ISIS near to total control of Syria’s ancient Palmyra – monitoring group

Ancient city of Palmyra in the heart of the Syrian desert (Reuters / Handout)

Islamic State militants have taken control of almost all of the ancient Syrian city of Palmyra, a UNESCO landmark, according to a monitoring group. The city was captured after bloody clashes with the Syrian Army on Wednesday.

The Syrian Observatory
for Human Rights said the group had seized almost all of the
city, adding that it was not clear what had happened to Syrian
forces stationed at a military outpost on its outskirts.

ISIS militants entered
Palmyra from the north earlier Wednesday and gained control of a
local security office and a school, RT Arabic reported, сiting
local sources. According to a correspondent reporting from Homs,
there were clashes between the Syrian army and ISIS in the
northern part of Palmyra, and the militants intensified shelling
government forces’ positions.

Meanwhile, hundreds of statues have been moved from the Syrian
Palmyra to locations safe from ISIS militants on Wednesday,
Syria’s director of antiquities, Maamoun Abdulkarim, told
Reuters.

“Hundreds and hundreds of statues we were worried would be
smashed and sold are all now in safe places,”
Abdulkarim
said. “The fear is for the museum and the large monuments
that cannot be moved,”
Abdulkarim added. “This is the
entire world’s battle.”

Last week Islamic State militants battled with Syrian troops
within 2 kilometers of Palmyra, the Syrian Observatory for Human
Rights reported, raising fears the jihadists would completely
wreck the site, which UNESCO describes as a landmark of
“outstanding universal value.” Fierce fighting took the
lives of 110 combatants, as the militants appeared to be very
close to the ruins.

“Palmyra is under threat,” Rami Abdel Rahman, the
Observatory director, warned last week.

READ MORE:
Ancient Palmyra ‘under threat’, ISIS militants approach UNESCO
site

The remains of the ancient caravan city of Palmyra stand in the
middle of the desolate Tadmorean Desert in Syria.

Many fear that if Palmyra, which harbors the ruins of a great
city that was once one of the world’s key cultural hubs, falls
into the jihadists hands, it would suffer a fate of the ancient
Assyrian city of Nimrud, which they ruined earlier this year.

Last month a seven-minute video emerged, showing ISIS militants
destroying the historic landmark, Nimrud, which dates back to the
13th century BC, near the Islamic State-controlled city of Mosul
in northern Iraq. It showed the militants drilling away at
sculptures believed to be some 3,000 years old.
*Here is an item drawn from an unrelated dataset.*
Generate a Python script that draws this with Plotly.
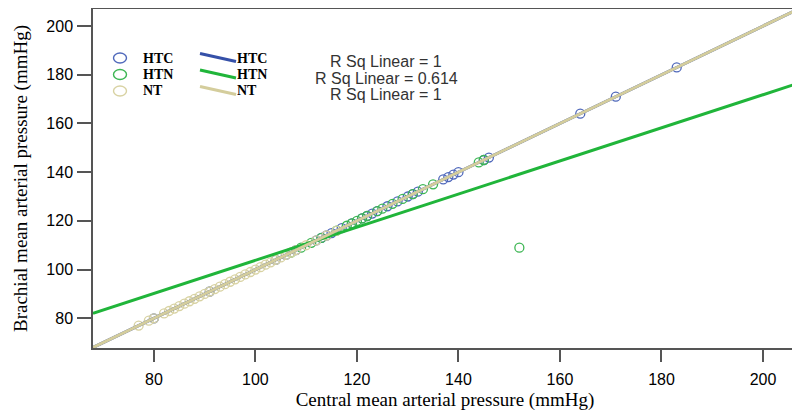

Islamic State militants, who have created a self-proclaimed
caliphate in northern Iraq and parts of Syria, previously
declared that they deem the artifacts as idolatrous. They have
been waging a campaign to obliterate cultural sites and relics
that fail to fall in line with their ideology.

Another video, released in April, showed ISIS fighters recklessly
destroying the 2,000-year-old ruins in the ancient city of Hatra
in northern Iraq, 110 kilometers south of Mosul.

In February, the jihadists obliterated ancient artifacts in the
Mosul Museum and blew up the Mosul Public Library using homemade
bombs. They also burned a number of books in Mosul’s Central
Library, sparing only Islamic publications.